The seed was planted by my parents—not necessarily in terms of being a physician, but they taught us we can be whatever we want to be. They brought us books that had lawyers and doctors, but they were brown. Even though we weren't seeing that in society, through books we were able to see the possibilities.
When they saw I had an interest in medicine, they bought me all the books that had to do with the life of an ED physician, the life of a surgeon, the life of a neurosurgeon. They were reading level appropriate, but they were a gateway to see what could really be—I credit my parents in providing that foundation.
How important is it to you that you are now in a position to be a role model for children of color?

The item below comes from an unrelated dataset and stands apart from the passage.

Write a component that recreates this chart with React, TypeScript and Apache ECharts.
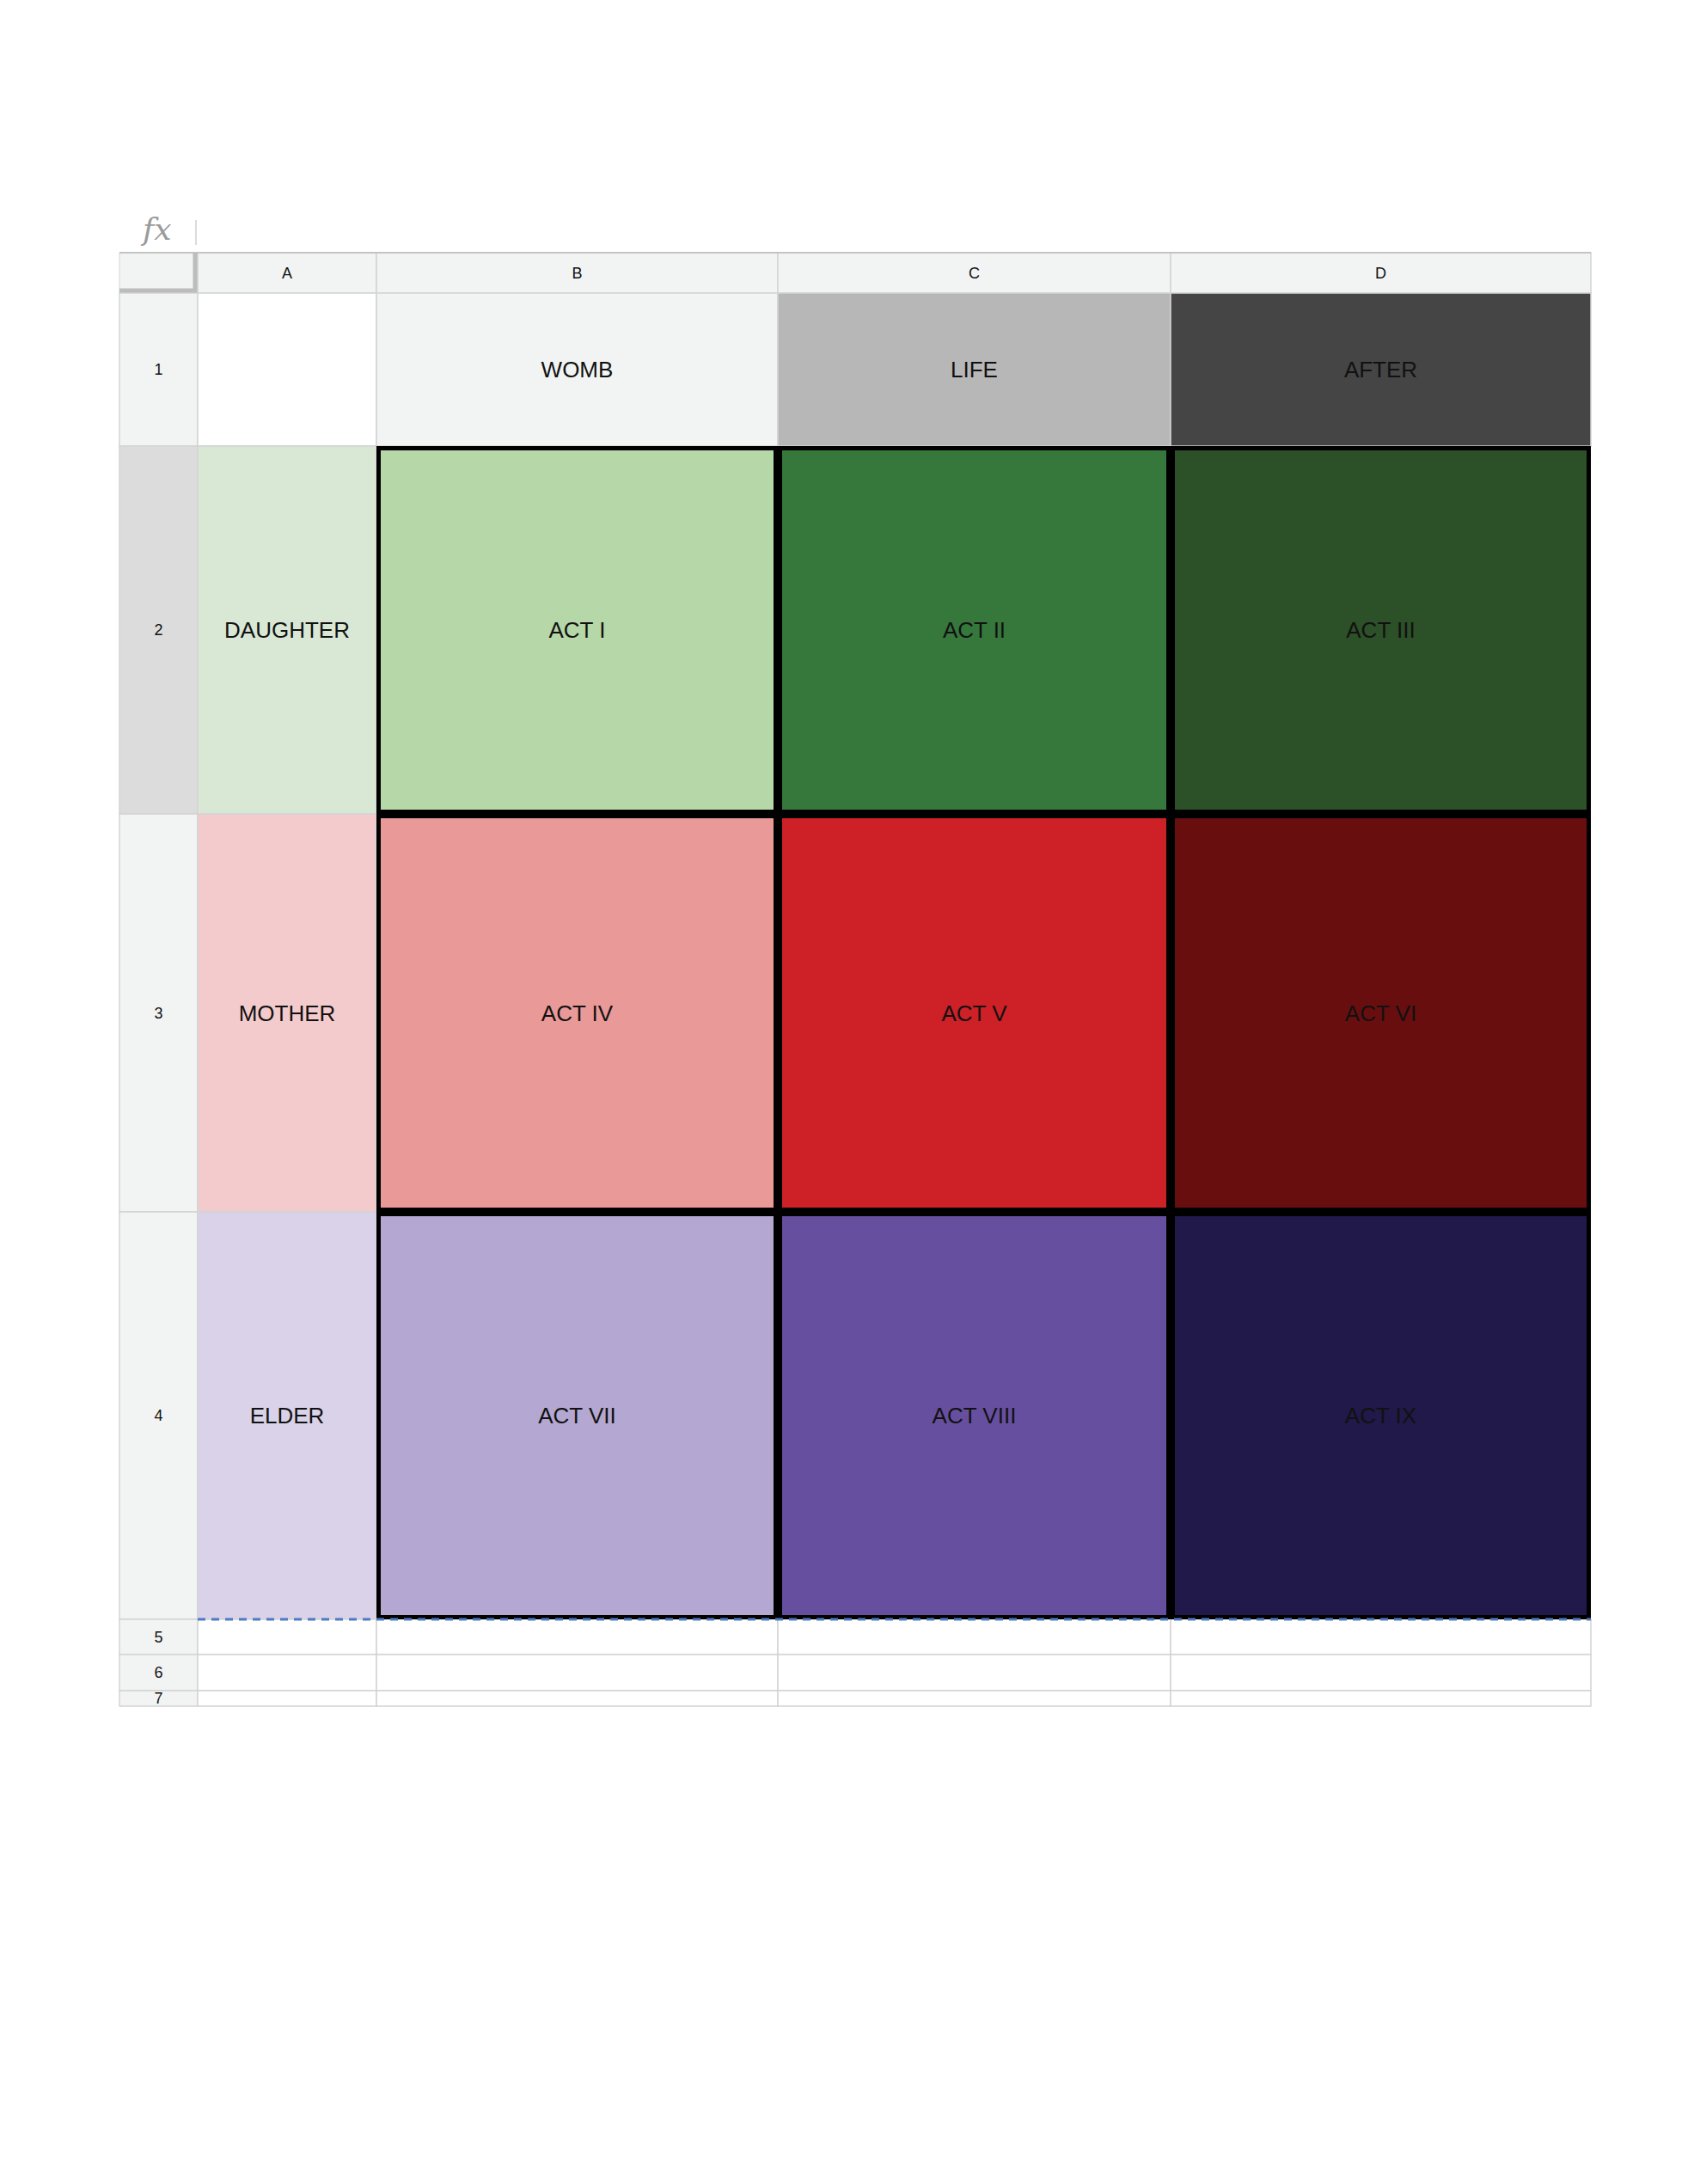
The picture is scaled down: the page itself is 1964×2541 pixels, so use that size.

It's something I take very seriously. I love my job and embrace the opportunity to talk about it and how it is to be a person of color doing my job. From the time I was in medical school to today, I never turn down requests to speak to undergraduates, high schoolers or kids doing Bible study during the summertime about being a Black woman pediatric surgeon.
I feel like that is paying it forward. My parents always taught me that to whom much is given, much is expected. All these little things are going to push our younger generation to really see what's attainable. To have them see what's possible when they haven't seen it before is something that drives me.

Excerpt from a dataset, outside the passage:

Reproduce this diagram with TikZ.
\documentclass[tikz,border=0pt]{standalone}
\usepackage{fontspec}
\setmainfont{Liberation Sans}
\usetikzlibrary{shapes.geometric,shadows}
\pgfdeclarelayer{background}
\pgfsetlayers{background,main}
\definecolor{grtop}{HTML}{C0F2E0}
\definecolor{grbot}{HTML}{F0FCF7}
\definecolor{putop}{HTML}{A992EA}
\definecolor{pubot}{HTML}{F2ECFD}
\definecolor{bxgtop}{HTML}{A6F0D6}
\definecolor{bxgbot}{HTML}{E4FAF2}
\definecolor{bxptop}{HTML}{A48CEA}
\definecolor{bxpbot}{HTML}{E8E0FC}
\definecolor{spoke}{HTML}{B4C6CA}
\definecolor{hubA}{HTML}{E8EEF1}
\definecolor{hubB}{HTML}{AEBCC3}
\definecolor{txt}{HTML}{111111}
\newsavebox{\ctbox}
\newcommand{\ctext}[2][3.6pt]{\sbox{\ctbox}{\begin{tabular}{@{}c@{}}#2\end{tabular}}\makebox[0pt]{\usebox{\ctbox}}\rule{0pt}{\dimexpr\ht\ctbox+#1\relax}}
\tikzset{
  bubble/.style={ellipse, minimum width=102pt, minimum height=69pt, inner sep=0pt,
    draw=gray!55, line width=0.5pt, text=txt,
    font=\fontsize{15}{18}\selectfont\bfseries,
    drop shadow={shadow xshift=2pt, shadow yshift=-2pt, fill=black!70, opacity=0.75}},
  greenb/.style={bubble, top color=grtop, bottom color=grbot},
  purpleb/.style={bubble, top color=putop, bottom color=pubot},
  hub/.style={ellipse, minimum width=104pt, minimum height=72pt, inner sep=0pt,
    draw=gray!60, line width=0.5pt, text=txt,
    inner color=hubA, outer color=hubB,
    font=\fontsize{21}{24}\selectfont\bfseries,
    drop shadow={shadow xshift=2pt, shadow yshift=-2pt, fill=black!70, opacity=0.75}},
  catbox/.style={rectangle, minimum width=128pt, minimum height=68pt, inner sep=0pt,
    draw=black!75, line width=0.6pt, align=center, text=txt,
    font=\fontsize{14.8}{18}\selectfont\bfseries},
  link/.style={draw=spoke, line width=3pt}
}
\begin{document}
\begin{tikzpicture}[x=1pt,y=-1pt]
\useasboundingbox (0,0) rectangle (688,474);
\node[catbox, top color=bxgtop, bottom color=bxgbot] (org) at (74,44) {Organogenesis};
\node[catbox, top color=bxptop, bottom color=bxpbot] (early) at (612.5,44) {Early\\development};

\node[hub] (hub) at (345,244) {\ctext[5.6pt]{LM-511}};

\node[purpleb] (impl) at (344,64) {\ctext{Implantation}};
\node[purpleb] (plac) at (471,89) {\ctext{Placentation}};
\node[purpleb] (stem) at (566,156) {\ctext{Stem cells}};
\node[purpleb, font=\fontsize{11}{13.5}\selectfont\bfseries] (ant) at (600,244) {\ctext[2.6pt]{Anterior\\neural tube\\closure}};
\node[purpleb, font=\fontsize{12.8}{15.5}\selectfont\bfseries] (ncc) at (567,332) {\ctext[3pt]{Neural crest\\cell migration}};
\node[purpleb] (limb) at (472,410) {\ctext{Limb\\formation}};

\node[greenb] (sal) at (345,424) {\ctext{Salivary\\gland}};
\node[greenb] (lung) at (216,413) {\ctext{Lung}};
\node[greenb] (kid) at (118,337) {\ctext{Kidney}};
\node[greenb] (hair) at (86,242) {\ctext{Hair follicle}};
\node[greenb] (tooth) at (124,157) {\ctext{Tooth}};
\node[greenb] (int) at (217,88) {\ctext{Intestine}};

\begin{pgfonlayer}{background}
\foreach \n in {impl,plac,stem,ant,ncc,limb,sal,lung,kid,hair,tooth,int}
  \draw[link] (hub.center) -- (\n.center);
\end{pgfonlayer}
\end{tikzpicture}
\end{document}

Kanika Bowen-Jallow, M.D.,
is a surgeon at Cook Children's
Pediatric Surgery Center.
What kind of challenges have you faced as a Black woman in pediatric surgery?
We talk about conscious and unconscious biases, and they still exist today.

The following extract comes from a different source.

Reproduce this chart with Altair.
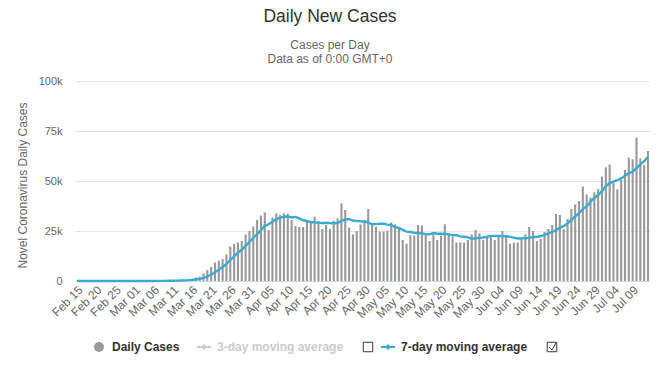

Conscious bias is very easy to identify. It's there, it's in your face, it's not blinded in any way, shape or form. For me, the biggest issue when I’ve faced instances of overt racism is that I have almost always been the only Black person in my general surgery or med school classes. This is way before there was talk of being anti-racist or where people felt they could speak up. Things are changing now, but that just wasn't the time I grew up in.
Unconscious bias is a bigger issue, and one that continues for the people coming after me. The example I always give is once I walked into a patient’s room with my white coat on and clearly looking like a physician. Before I could even say I was there to give a consent form, the woman looked at my face and said, "Can you come back later to change the sheets?" That is unconscious bias. She only saw my skin color, didn't take in my full uniform and thought that's the level of job I would have. That's still very pervasive today.
A 2020 report from the Association of American Medical Colleges (AAMC) shows only 3% of U.S. doctors—and just 8% of medical school students—identify as Black or African American. What can be done to increase those numbers?
It starts with reaching children when they're young—it needs to start extremely young. The vision to be something you have never seen before doesn't happen in high school; there's already a trajectory that has happened by the time they get to high school, so we must start before then. We must start with education and exposure.
We should try to have some more diversity when it comes to bringing in accountants, doctors and lawyers to talk to kids and go a little bit further to find a person of color. That doesn't just benefit the child in the class who's a person of color, it benefits the entire class.
We need to awaken the eyes of everyone. It's not just for minorities, it's for the entire population. It is important when we talk about how to get more people of color into the system, it really has to do with having sponsors and mentors who realize there is an issue and realize that 3% is not good enough. It requires everyone to step in and say, "Yes, I want to help—this is important."